▸ STATED GOAL:
Report, as a bare number, how many lines contain the string "chart".
::: RECORDS SUPPLIED :::
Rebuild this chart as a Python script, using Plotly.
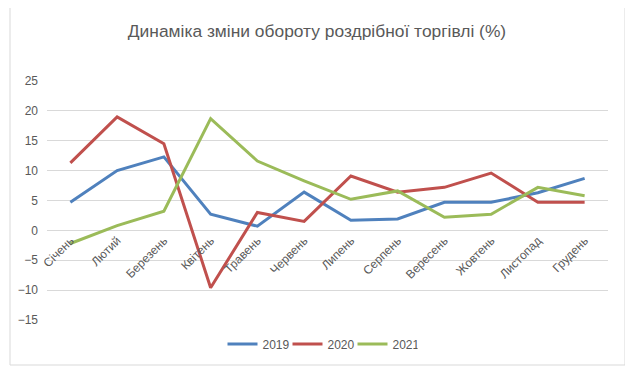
import plotly.graph_objects as go

months = ["Січень", "Лютий", "Березень", "Квітень", "Травень", "Червень",
          "Липень", "Серпень", "Вересень", "Жовтень", "Листопад", "Грудень"]
y2019 = [4.7, 10.0, 12.3, 2.7, 0.7, 6.4, 1.7, 1.9, 4.7, 4.7, 6.3, 8.7]
y2020 = [11.3, 19.0, 14.5, -9.6, 3.0, 1.5, 9.1, 6.4, 7.2, 9.6, 4.7, 4.7]
y2021 = [-2.2, 0.8, 3.2, 18.7, 11.6, 8.3, 5.2, 6.6, 2.2, 2.7, 7.2, 5.8]
yticks = [-15, -10, -5, 0, 5, 10, 15, 20, 25]

series = [("2019", y2019, "#4F81BD"), ("2020", y2020, "#C0504D"), ("2021", y2021, "#9BBB59")]

fig = go.Figure()
for name, vals, col in series:
    fig.add_trace(go.Scatter(x=months, y=vals, name=name, mode="lines",
                             line=dict(color=col, width=3)))

OFF = 8  # default page body margin
W, H = 633 - OFF, 371 - OFF
# plot area in window pixels: x 47..608, y 81..320
L, T = 47 - OFF, 81 - OFF
R, B = 633 - 608, 371 - 320
pw, ph = W - L - R, H - T - B
ymin, ymax = -15, 25

def py(win_y):
    return (T + ph - (win_y - OFF)) / ph

def px(win_x):
    return ((win_x - OFF) - L) / pw

fig.update_layout(
    width=W, height=H,
    margin=dict(l=L, r=R, t=T, b=B, autoexpand=False),
    paper_bgcolor="white", plot_bgcolor="white",
    font=dict(family="Liberation Sans", color="#595959", size=12),
    title=dict(text="Динаміка зміни обороту роздрібної торгівлі (%)",
               x=(317 - OFF) / W, xref="container", xanchor="center",
               y=1 - (31 - OFF) / H, yanchor="middle",
               font=dict(size=17.4, color="#595959")),
    showlegend=True,
    legend=dict(orientation="h", x=px(320), xanchor="center", y=py(344),
                yanchor="middle", font=dict(size=12, color="#595959"),
                entrywidth=20, entrywidthmode="pixels"),
    xaxis=dict(type="category", range=[-0.5, 11.5], showgrid=False, showline=False,
               zeroline=False, tickangle=-45, anchor="free", automargin=False,
               position=(0 - ymin) / (ymax - ymin), ticks="", fixedrange=True),
    yaxis=dict(range=[ymin, ymax], tickvals=yticks, showgrid=True, gridcolor="#D9D9D9",
               gridwidth=1, zeroline=False, showline=False, ticks="", ticklabelstandoff=8,
               automargin=False),
)

# outer chart border
fig.add_shape(type="rect", xref="paper", yref="paper",
              x0=px(10), x1=px(625), y0=py(365), y1=py(5),
              line=dict(color="#D9D9D9", width=1), layer="below")

fig.write_html("out.html")
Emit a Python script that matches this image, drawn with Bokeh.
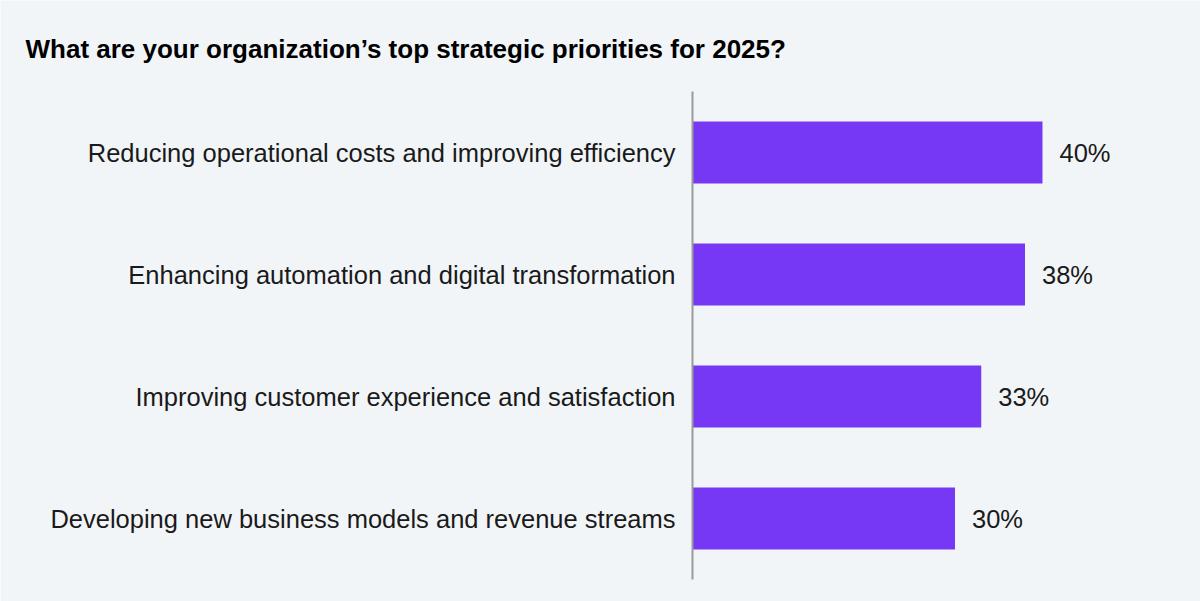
:::
▸ WORKED SOLUTION:
2